## [DATA SHOWN]
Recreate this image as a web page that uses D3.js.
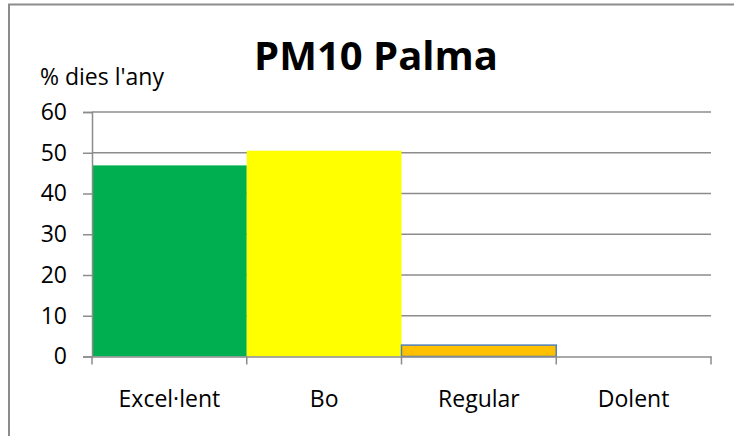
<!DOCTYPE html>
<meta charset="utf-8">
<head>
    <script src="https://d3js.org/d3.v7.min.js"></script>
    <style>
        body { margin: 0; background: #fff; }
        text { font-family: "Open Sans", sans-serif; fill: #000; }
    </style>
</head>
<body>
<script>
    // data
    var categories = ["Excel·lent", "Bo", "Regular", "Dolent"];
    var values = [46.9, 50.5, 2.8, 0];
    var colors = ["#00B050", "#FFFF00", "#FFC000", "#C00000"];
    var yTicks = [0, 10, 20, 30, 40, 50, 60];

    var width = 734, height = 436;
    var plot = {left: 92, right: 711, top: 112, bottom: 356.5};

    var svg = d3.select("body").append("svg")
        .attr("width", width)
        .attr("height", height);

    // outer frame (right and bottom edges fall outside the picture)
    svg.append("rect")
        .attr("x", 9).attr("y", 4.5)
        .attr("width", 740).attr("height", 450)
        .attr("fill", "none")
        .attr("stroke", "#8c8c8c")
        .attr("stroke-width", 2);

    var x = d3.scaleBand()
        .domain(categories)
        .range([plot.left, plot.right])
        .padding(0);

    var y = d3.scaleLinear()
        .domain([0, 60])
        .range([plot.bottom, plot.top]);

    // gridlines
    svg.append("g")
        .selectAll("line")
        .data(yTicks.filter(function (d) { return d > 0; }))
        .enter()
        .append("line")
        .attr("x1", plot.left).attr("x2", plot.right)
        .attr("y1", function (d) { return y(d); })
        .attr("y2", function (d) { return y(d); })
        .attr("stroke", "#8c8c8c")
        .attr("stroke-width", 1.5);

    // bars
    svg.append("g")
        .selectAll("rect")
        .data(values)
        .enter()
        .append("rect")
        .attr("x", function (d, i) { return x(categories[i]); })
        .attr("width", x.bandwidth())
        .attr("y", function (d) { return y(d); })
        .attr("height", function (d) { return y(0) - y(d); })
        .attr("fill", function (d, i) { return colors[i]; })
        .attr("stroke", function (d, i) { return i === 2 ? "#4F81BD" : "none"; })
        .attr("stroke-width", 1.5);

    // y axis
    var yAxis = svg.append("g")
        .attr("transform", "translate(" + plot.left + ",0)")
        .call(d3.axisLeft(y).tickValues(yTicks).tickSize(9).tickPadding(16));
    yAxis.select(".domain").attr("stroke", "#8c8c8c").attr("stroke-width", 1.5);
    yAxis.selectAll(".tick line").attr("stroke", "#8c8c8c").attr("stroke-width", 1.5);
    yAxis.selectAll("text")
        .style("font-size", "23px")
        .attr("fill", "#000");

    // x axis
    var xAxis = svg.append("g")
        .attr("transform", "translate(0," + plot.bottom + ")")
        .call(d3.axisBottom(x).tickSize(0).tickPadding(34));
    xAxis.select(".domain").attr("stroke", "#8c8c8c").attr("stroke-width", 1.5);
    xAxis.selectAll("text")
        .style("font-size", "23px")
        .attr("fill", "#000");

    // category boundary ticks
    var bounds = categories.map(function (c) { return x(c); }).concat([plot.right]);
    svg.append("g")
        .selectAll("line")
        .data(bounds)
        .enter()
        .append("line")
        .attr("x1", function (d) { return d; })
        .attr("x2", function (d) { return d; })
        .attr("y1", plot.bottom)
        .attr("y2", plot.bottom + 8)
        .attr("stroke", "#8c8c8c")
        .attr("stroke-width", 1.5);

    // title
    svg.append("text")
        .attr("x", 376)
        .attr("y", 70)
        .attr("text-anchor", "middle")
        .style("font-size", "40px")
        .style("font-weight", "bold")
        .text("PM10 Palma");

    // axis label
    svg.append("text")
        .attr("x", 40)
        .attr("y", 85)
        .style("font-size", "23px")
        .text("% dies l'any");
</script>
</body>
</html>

## [DO THIS]
Take the lines from the start of the material to the line with "var yTicks = [0, 10, 20, 30, 40, 50, 60];", both included, and transcribe them exactly without the pictures.

## [OUTPUT]
Recreate this image as a web page that uses D3.js.
<!DOCTYPE html>
<meta charset="utf-8">
<head>
    <script src="https://d3js.org/d3.v7.min.js"></script>
    <style>
        body { margin: 0; background: #fff; }
        text { font-family: "Open Sans", sans-serif; fill: #000; }
    </style>
</head>
<body>
<script>
    // data
    var categories = ["Excel·lent", "Bo", "Regular", "Dolent"];
    var values = [46.9, 50.5, 2.8, 0];
    var colors = ["#00B050", "#FFFF00", "#FFC000", "#C00000"];
    var yTicks = [0, 10, 20, 30, 40, 50, 60];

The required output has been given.